>A great review of the "cat-squasher" from Kirkus Review

>

Noted novelist/director Sayles (Union Dues, 2005, etc.) turns in an epic of Manifest Destiny—and crossed destinies—so sweeping and vast that even he would have trouble filming it.

The year is 1897. As Sayles’ cat-squasher of a book opens, a greenhorn arrival at the Alaska gold fields meets a man named Joe Raven, who “is something called a Tlingit and there is no bargaining with him.” As so often happens in Sayles’s filmic narratives, the native man possesses wisdom that is crucial for survival—but, alas, too few of the Anglo newcomers, sure of the superiority of American civilization, are willing to admit his usefulness. Hod, the newcomer, is assured that American civilization will come through for him: remarks a fellow miner, “Got a steady man in the White House who understands there are fortunes to be made if the government will just step out of the way and let us at em.” Holy shades of Ron Paul, Batman.
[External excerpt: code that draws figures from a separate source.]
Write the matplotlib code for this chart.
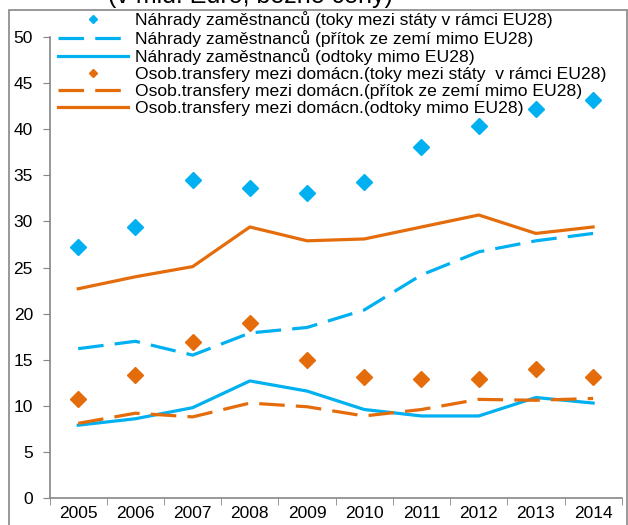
import matplotlib.pyplot as plt
from matplotlib.patches import Rectangle

plt.rcParams['font.family'] = ['Liberation Sans', 'DejaVu Sans']

years = ['2005', '2006', '2007', '2008', '2009', '2010', '2011', '2012', '2013', '2014']

# Náhrady zaměstnanců
comp_intra = [27.2, 29.4, 34.5, 33.6, 33.1, 34.3, 38.1, 40.4, 42.2, 43.2]
comp_in_extra = [16.2, 17.0, 15.5, 17.9, 18.5, 20.4, 24.2, 26.7, 27.9, 28.7]
comp_out_extra = [7.9, 8.6, 9.8, 12.7, 11.6, 9.6, 8.9, 8.9, 10.9, 10.3]

# Osobní transfery mezi domácnostmi
pt_intra = [10.7, 13.3, 16.9, 19.0, 15.0, 13.1, 12.9, 12.9, 14.0, 13.1]
pt_in_extra = [8.1, 9.2, 8.8, 10.3, 9.9, 8.9, 9.6, 10.7, 10.6, 10.8]
pt_out_extra = [22.7, 24.0, 25.1, 29.4, 27.9, 28.1, 29.4, 30.7, 28.7, 29.4]

labels = [
    'Náhrady zaměstnanců (toky mezi státy v rámci EU28)',
    'Náhrady zaměstnanců (přítok ze zemí mimo EU28)',
    'Náhrady zaměstnanců (odtoky mimo EU28)',
    'Osob.transfery mezi domácn.(toky mezi státy  v rámci EU28)',
    'Osob.transfery mezi domácn.(přítok ze zemí mimo EU28)',
    'Osob.transfery mezi domácn.(odtoky mimo EU28)',
]

BLUE = '#00B0F0'
ORANGE = '#E46C0A'
LW = 2.3
DASH = (8, 3.5)

fig = plt.figure(figsize=(6.28, 5.25), dpi=100)
ax = fig.add_axes([0.079, 0.0514, 0.911, 0.878])

x = range(len(years))
ax.plot(x, comp_intra, linestyle='none', marker='D', markersize=8,
        color=BLUE, label=labels[0])
ax.plot(x, comp_in_extra, color=BLUE, lw=LW, dashes=DASH, label=labels[1])
ax.plot(x, comp_out_extra, color=BLUE, lw=LW, label=labels[2])
ax.plot(x, pt_intra, linestyle='none', marker='D', markersize=8,
        color=ORANGE, label=labels[3])
ax.plot(x, pt_in_extra, color=ORANGE, lw=LW, dashes=DASH, label=labels[4])
ax.plot(x, pt_out_extra, color=ORANGE, lw=LW, label=labels[5])

ax.set_xlim(-0.5, len(years) - 0.5)
ax.set_ylim(0, 50)
ax.set_yticks(range(0, 51, 5))
ax.set_xticks(x)
ax.set_xticklabels(years)
ax.set_xticks([i - 0.5 for i in range(len(years) + 1)], minor=True)
ax.tick_params(axis='x', which='major', length=0, labelsize=12.5, pad=6)
ax.tick_params(axis='x', which='minor', length=5, color='#868686', direction='out')
ax.tick_params(axis='y', length=5, color='#868686', labelsize=12.5, pad=7)

for side in ('top', 'right'):
    ax.spines[side].set_visible(False)
for side in ('left', 'bottom'):
    ax.spines[side].set_color('#868686')
    ax.spines[side].set_linewidth(1.2)

leg = ax.legend(loc='upper left', bbox_to_anchor=(0.082, 0.992),
                bbox_transform=fig.transFigure, frameon=False,
                fontsize=12.6, handlelength=3.95, handletextpad=0.4,
                labelspacing=0.09, borderaxespad=0, markerscale=0.45,
                numpoints=1)

# heading sits mostly above the top edge
fig.text(0.398, 1 - 8 / 525, '(v mld. Euro, běžné ceny)', fontsize=18,
         ha='center', va='bottom')

fig.patches.append(Rectangle((0.014, -0.05), 0.985, 1.031,
                             transform=fig.transFigure, fill=False,
                             edgecolor='#868686', linewidth=1.2))

fig.savefig('out.png', dpi=100)
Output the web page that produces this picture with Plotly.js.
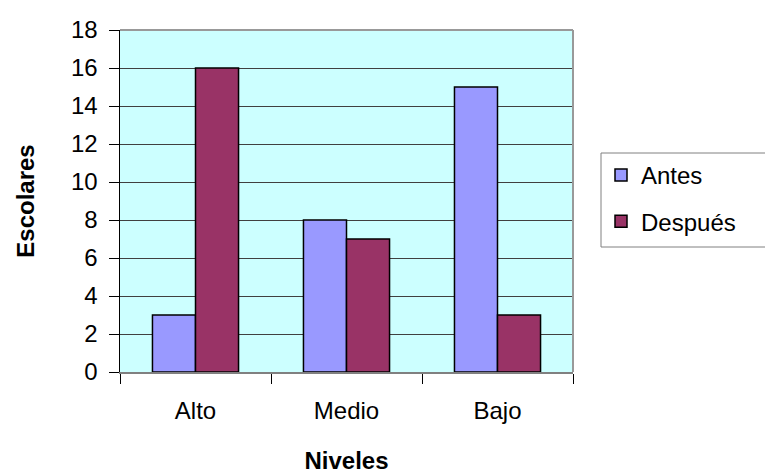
<!DOCTYPE html>
<html>
<head>
<meta charset="utf-8">
<script src="https://cdn.plot.ly/plotly-3.0.1.min.js"></script>
<style>html,body{margin:0;padding:0;background:#fff;}#chart{width:765px;height:474px;}</style>
</head>
<body>
<div id="chart"></div>
<script>
var categories = ["Alto", "Medio", "Bajo"];
var antes = [3, 8, 15];
var despues = [16, 7, 3];
var seriesNames = ["Antes", "Después"];
var yTicks = [0, 2, 4, 6, 8, 10, 12, 14, 16, 18];

var font = "Liberation Sans, Arial, sans-serif";
var W = 765, H = 474, ML = 120, MR = 192, MT = 30, MB = 102;
var pw = W - ML - MR, ph = H - MT - MB;
function px(x) { return (x - ML) / pw; }
function py(y) { return (H - MB - y) / ph; }

var traces = [
  {type: "bar", name: seriesNames[0], x: categories, y: antes, legendgroup: "a",
   marker: {color: "#9999FF", line: {color: "#000", width: 1.5}}},
  {type: "bar", name: seriesNames[1], x: categories, y: despues, legendgroup: "b",
   marker: {color: "#993366", line: {color: "#000", width: 1.5}}}
];
var layout = {
  width: W, height: H,
  margin: {l: ML, r: MR, t: MT, b: MB},
  paper_bgcolor: "#fff", plot_bgcolor: "#CCFFFF",
  barmode: "group", bargap: 0.43, bargroupgap: 0,
  font: {family: font, size: 24, color: "#000"},
  xaxis: {
    type: "category", tickson: "boundaries", ticks: "outside", ticklen: 10,
    tickcolor: "#000", showgrid: false, showline: true, linecolor: "#808080", linewidth: 2,
    automargin: false, tickfont: {size: 24}, ticklabelstandoff: 16,
    title: {text: "<b>Niveles</b>", font: {size: 24}, standoff: 30}
  },
  yaxis: {
    range: [0, 18], tickvals: yTicks, ticks: "outside", ticklen: 10, tickcolor: "#000",
    showgrid: true, gridcolor: "#404040", gridwidth: 1, zeroline: false,
    showline: true, linecolor: "#000", linewidth: 1.5, automargin: false,
    tickfont: {size: 24}, ticklabelstandoff: 6,
    title: {text: "<b>Escolares</b>", font: {size: 24}, standoff: 29}
  },
  shapes: [
    {type: "line", xref: "paper", yref: "paper", x0: 0, x1: 1, y0: 1, y1: 1, line: {color: "#999", width: 2}},
    {type: "line", xref: "paper", yref: "paper", x0: 1, x1: 1, y0: 0, y1: 1, line: {color: "#999", width: 2}},
    {type: "rect", xref: "paper", yref: "paper", x0: px(601), x1: px(775), y0: py(153), y1: py(247),
     line: {color: "#808080", width: 1}, fillcolor: "rgba(0,0,0,0)", layer: "above"}
  ],
  showlegend: true,
  legend: {x: px(601), xanchor: "left", y: py(153), yanchor: "top",
    borderwidth: 0, bgcolor: "rgba(255,255,255,0)", traceorder: "grouped",
    font: {size: 24}, tracegroupgap: 12, itemwidth: 30}
};
Plotly.newPlot("chart", traces, layout, {displayModeBar: false, staticPlot: true});
</script>
</body>
</html>
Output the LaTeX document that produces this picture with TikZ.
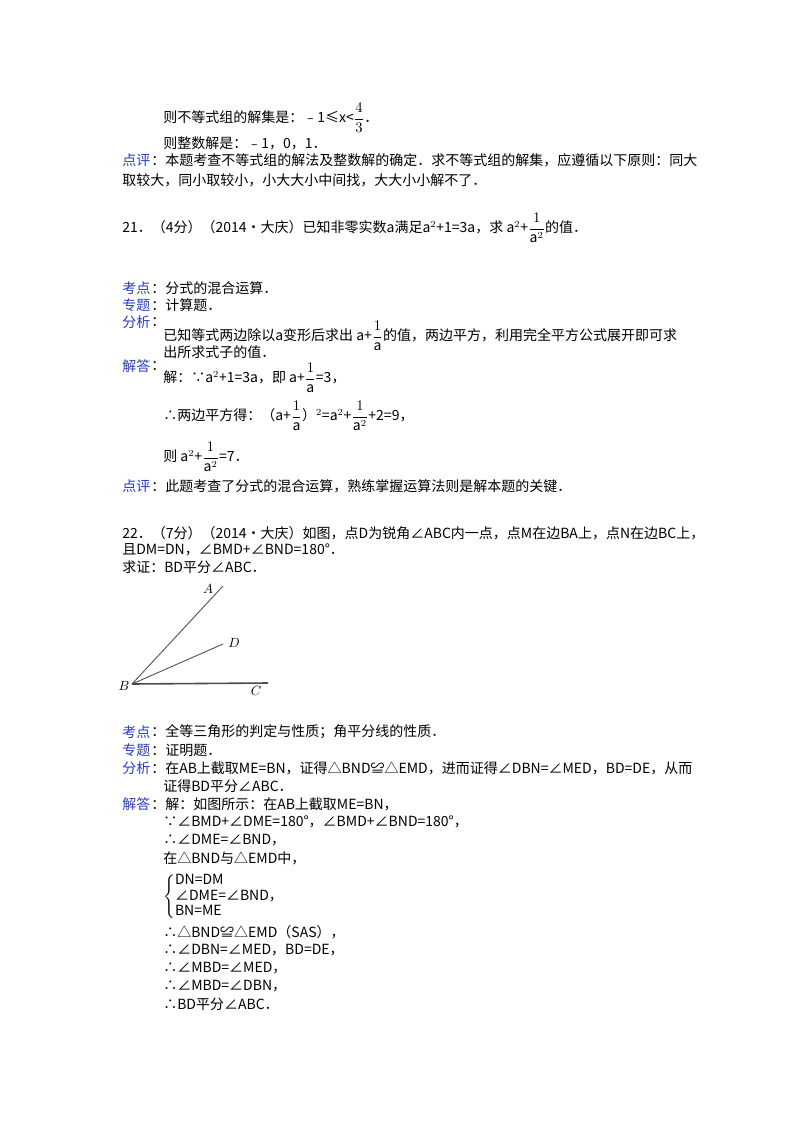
\documentclass[tikz,border=0pt]{standalone}
\usepackage{amsmath}
\usepackage{fontspec}
\setmainfont{Noto Sans CJK SC}
\definecolor{lab}{RGB}{40,60,200}
\begin{document}
\begin{tikzpicture}[x=0.75pt,y=-0.75pt,
  t/.style={anchor=west,inner sep=0pt,font=\fontsize{10.5pt}{12pt}\selectfont},
  lb/.style={t,text=lab}]
\useasboundingbox (0,0) rectangle (800,1132);
\fill[white] (0,0) rectangle (800,1132);
\node[t] (l1) at (163,118) {则不等式组的解集是：﹣1≤x<$\dfrac{4}{3}$．};
\node[t] (l2) at (163,143) {则整数解是：﹣1，0，1．};
\node[lb] (k0) at (122,160) {点评};
\node[t] (l3) at (151,160) {：本题考查不等式组的解法及整数解的确定．求不等式组的解集，应遵循以下原则：同大};
\node[t] (l4) at (122,180) {取较大，同小取较小，小大大小中间找，大大小小解不了．};
\node[t] (q21) at (122,228) {21．（4分）（2014•大庆）已知非零实数a满足a$^2$+1=3a，求 a$^2$+$\dfrac{1}{\text{a}^2}$的值．};
\node[lb] (k1) at (122,288) {考点};\node[t] at (151,288) {：分式的混合运算．};
\node[lb] (k2) at (122,305) {专题};\node[t] at (151,305) {：计算题．};
\node[lb] (k3) at (122,322) {分析};\node[t] at (151,322) {：};
\node[t] at (163,336) {已知等式两边除以a变形后求出 a+$\dfrac{1}{\text{a}}$的值，两边平方，利用完全平方公式展开即可求};
\node[t] at (163,352) {出所求式子的值．};
\node[lb] (k4) at (122,366) {解答};\node[t] at (151,366) {：};
\node[t] at (163,378) {解：∵a$^2$+1=3a，即 a+$\dfrac{1}{\text{a}}$=3，};
\node[t] at (163,416) {∴两边平方得：（a+$\dfrac{1}{\text{a}}$）$^2$=a$^2$+$\dfrac{1}{\text{a}^2}$+2=9，};
\node[t] at (163,457) {则 a$^2$+$\dfrac{1}{\text{a}^2}$=7．};
\node[lb] (k5) at (122,486) {点评};\node[t] at (151,486) {：此题考查了分式的混合运算，熟练掌握运算法则是解本题的关键．};
\node[t] at (122,533) {22．（7分）（2014•大庆）如图，点D为锐角∠ABC内一点，点M在边BA上，点N在边BC上，};
\node[t] at (122,550) {且DM=DN，∠BMD+∠BND=180°．};
\node[t] at (122,567) {求证：BD平分∠ABC．};
% figure
\coordinate (B) at (132,684);
\coordinate (A) at (223,586);
\coordinate (D) at (223,644);
\coordinate (C) at (268,683);
\draw[line width=0.7pt,gray!70!black] (B) -- (A) (B) -- (D);
\draw[line width=1.2pt,gray!60!black] (B) -- (C);
\node at (208,589) {$A$};
\node at (234,643) {$D$};
\node at (124,686) {$B$};
\node at (256,691) {$C$};
\node[lb] (k6) at (122,732) {考点};\node[t] at (151,732) {：全等三角形的判定与性质；角平分线的性质．};
\node[lb] (k7) at (122,750) {专题};\node[t] at (151,750) {：证明题．};
\node[lb] (k8) at (122,768) {分析};\node[t] at (151,768) {：在AB上截取ME=BN，证得△BND≌△EMD，进而证得∠DBN=∠MED，BD=DE，从而};
\node[t] at (163,786) {证得BD平分∠ABC．};
\node[lb] (k9) at (122,804) {解答};\node[t] at (151,804) {：解：如图所示：在AB上截取ME=BN，};
\node[t] at (163,822) {∵∠BMD+∠DME=180°，∠BMD+∠BND=180°，};
\node[t] at (163,840) {∴∠DME=∠BND，};
\node[t] at (163,858) {在△BND与△EMD中，};
\node[t] at (163,897) {$\renewcommand{\arraystretch}{0.95}\left\{\begin{array}{@{}l}\text{DN=DM}\\ \text{∠DME=∠BND，}\\ \text{BN=ME}\end{array}\right.$};
\node[t] at (163,932) {∴△BND≌△EMD（SAS），};
\node[t] at (163,950) {∴∠DBN=∠MED，BD=DE，};
\node[t] at (163,968) {∴∠MBD=∠MED，};
\node[t] at (163,986) {∴∠MBD=∠DBN，};
\node[t] at (163,1004) {∴BD平分∠ABC．};
\end{tikzpicture}
\end{document}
Meanwhile, on the other side of the Pacific, a young Filipino, Diosdado Concepción, is preparing himself for battle against the colonizers of his island; he is brash enough that a fellow fighter is moved to caution, “I am a patriot…but not a suicide.” Farther away still are two African-American soldiers, Royal Scott and Junior Lunceford, who are discovering just how racist the America of the turn of the century can be. Sayles pulls all these characters onto a huge global stage, setting them into motion as America goes to war against Spain and takes its first giant step toward becoming a world power. The narrative is full of historical lessons of the Howard Zinn/Studs Terkel radical-revisionist school, but Sayles is too good a writer to be a propagandist; his stories tell their own lessons, and many will be surprises (who knew that there were lynchings in Brooklyn as well as the Deep South?).

A long time in coming, with an ending that’s one of the most memorable in recent literature. A superb novel, as grand in its vision as one of President McKinley’s dreams—but not for a moment, as Sayles writes of that figure, “empty of thought, of emotion.”